La France a accueilli, à Paris, le 15 mai dernier, la première conférence du G8 consacrée au " dialogue entre les pouvoirs publics et le secteur privé sur la sécurité et la confiance dans le cyberspace ".

Le même jour, a été signé le décret créant, au sein de la direction centrale de la police judiciaire, l'Office Central de Lutte contre la Criminalité liée aux Technologies de l'Information et de la Communication (O.C.L.C.T.I.C.).

Cet office devrait regrouper une trentaine de fonctionnaires en provenance de différents ministères.

Il aura un rôle essentiel sur plan international en assurant notamment la liaison avec les instances spécialisées d'Interpol.

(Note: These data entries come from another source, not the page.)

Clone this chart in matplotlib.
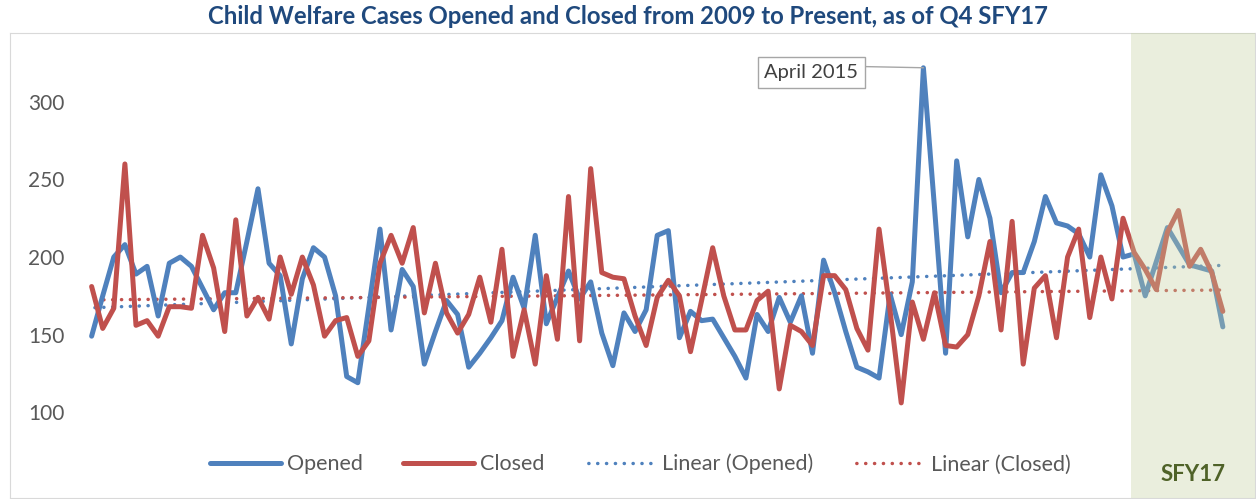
import numpy as np
import matplotlib.pyplot as plt

# monthly counts, Jan 2009 onward
opened = [149, 175, 200, 208, 189, 194, 162, 196, 200, 194, 180, 166, 177, 177, 210, 244, 196, 188,
          144, 186, 206, 200, 175, 123, 119, 168, 218, 153, 192, 181, 131, 152, 172, 163, 129, 138,
          148, 159, 187, 167, 214, 157, 174, 191, 173, 184, 151, 130, 164, 152, 166, 214, 217, 148,
          165, 159, 160, 148, 136, 122, 163, 152, 174, 158, 175, 138, 198, 177, 152, 129, 126, 122,
          176, 150, 184, 322, 232, 138, 262, 213, 250, 225, 177, 190, 190, 210, 239, 222, 220, 215,
          200, 253, 233, 200, 202, 175, 197, 219, 207, 195, 193, 191, 155]
closed = [181, 154, 167, 260, 156, 159, 149, 168, 168, 167, 214, 193, 152, 224, 162, 174, 160, 200,
          176, 200, 182, 149, 159, 161, 136, 146, 196, 214, 196, 219, 164, 196, 164, 151, 163, 187,
          158, 205, 136, 166, 131, 188, 147, 239, 146, 257, 190, 187, 186, 162, 143, 174, 185, 175,
          139, 172, 206, 175, 153, 153, 172, 178, 115, 156, 152, 143, 188, 188, 179, 154, 140, 218,
          165, 106, 171, 147, 177, 143, 142, 150, 175, 210, 153, 223, 131, 180, 188, 148, 200, 218,
          161, 200, 173, 225, 203, 192, 179, 216, 230, 194, 205, 190, 165]
yticks = [100, 150, 200, 250, 300]
peak_index = 75
peak_label = "April 2015"

months = np.arange(len(opened))
blue = "#4F81BD"
red = "#C0504D"
grey = "#595959"

plt.rcParams['font.family'] = ['Lato', 'DejaVu Sans']

fig = plt.figure(figsize=(12.56, 4.99), dpi=100)
ax = fig.add_axes([10 / 1256, 0.002, 1245 / 1256, (499 - 33) / 499 - 0.002])

ax.plot(months, opened, color=blue, lw=3.6, solid_joinstyle='round', solid_capstyle='round',
        label="Opened", zorder=3)
ax.plot(months, closed, color=red, lw=3.6, solid_joinstyle='round', solid_capstyle='round',
        label="Closed", zorder=3)

# linear trend lines (dots offset so the legend samples sit inset like Excel's)
fit_o = np.polyfit(months, opened, 1)
fit_c = np.polyfit(months, closed, 1)
dots = (1.6, (0.05, 2.5))
ax.plot(months, np.polyval(fit_o, months), color=blue, lw=2.5, linestyle=dots,
        dash_capstyle='round', label="Linear (Opened)", zorder=2)
ax.plot(months, np.polyval(fit_c, months), color=red, lw=2.5, linestyle=dots,
        dash_capstyle='round', label="Linear (Closed)", zorder=2)

# SFY17 shading
ax.axvspan(93.7, 106, color="#C3D19E", alpha=0.35, lw=0, zorder=5)
ax.text(99.3, 60, "SFY17", ha='center', va='center', fontsize=16, fontweight='bold',
        color="#4F6228", zorder=6)

# callout
ax.annotate(peak_label, xy=(peak_index, opened[peak_index]), xytext=(64.9, 319),
            ha='center', va='center', fontsize=14.5, color="#404040",
            bbox=dict(boxstyle='square,pad=0.33', fc='white', ec='#A6A6A6', lw=1),
            arrowprops=dict(arrowstyle='-', color='#A6A6A6', lw=1, relpos=(1, 0.85),
                            shrinkA=0, shrinkB=0), zorder=7)

ax.set_xlim(-7.36, 104.9)
ax.set_ylim(44.7, 344.4)
ax.set_xticks([])
ax.set_yticks(yticks)
ax.tick_params(axis='y', length=0, pad=-39.5, labelsize=15, labelcolor=grey)
for s in ax.spines.values():
    s.set_color("#D9D9D9")

leg = ax.legend(loc='center', bbox_to_anchor=(630 / 1245, (499 - 465) / 466), ncol=4,
                frameon=False, fontsize=15.5, handlelength=3.3, handletextpad=0.3,
                columnspacing=1.85)
for t in leg.get_texts():
    t.set_color(grey)

fig.text(0.5, 1 - 17 / 499, "Child Welfare Cases Opened and Closed from 2009 to Present, as of Q4 SFY17",
         ha='center', va='center', fontsize=17.2, fontweight='bold', color="#1F497D")

fig.savefig("out.png", dpi=100)
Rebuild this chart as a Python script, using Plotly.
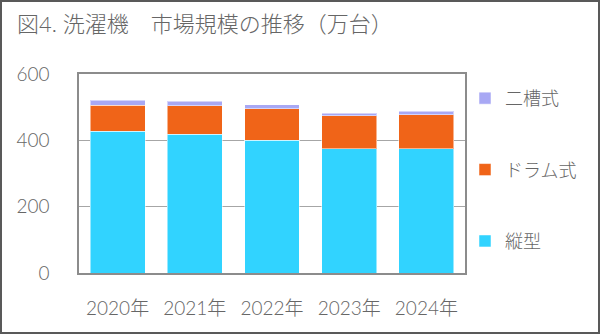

La coopération internationale est en effet indispensable en la matière.

Au niveau européen, le Conseil de l'Union européenne, a d'ailleurs proposé d'étendre le mandat d'Europol à la lutte contre la criminalité proprement informatique.

Sur le plan national, l'O.C.L.C.T.I.C. a une mission propre d'enquêtes judiciaires et une mission générale de coordination et d'assistance de l'activité des autres services. Il est également chargé de la centralisation des renseignements sur la criminalité informatique et de la formation des enquêteurs spécialisés répartis dans les différents services régionaux de police judiciaire.

Votre commission des Lois observe que, face à l'évolution et à la diversité de ces infractions liées aux nouvelles technologies de l'information et de la communication, les services de police doivent sans cesse s'adapter.

Les matériels et logiciels utilisés par les pirates informatiques et les criminels agissant dans ce domaine devenant chaque jour plus performant, il est impératif que la police dispose de suffisamment de personnels hautement qualifiés et de matériels sans cesse renouvelés.

La culture des nouvelles technologies ne doit pas rester l'apanage d'un office central mais se diffuser dans toute la police.

Mais avant tout, la société doit être mise à même d'améliorer sa réactivité face à un risque qu'elle a tendance à minimiser.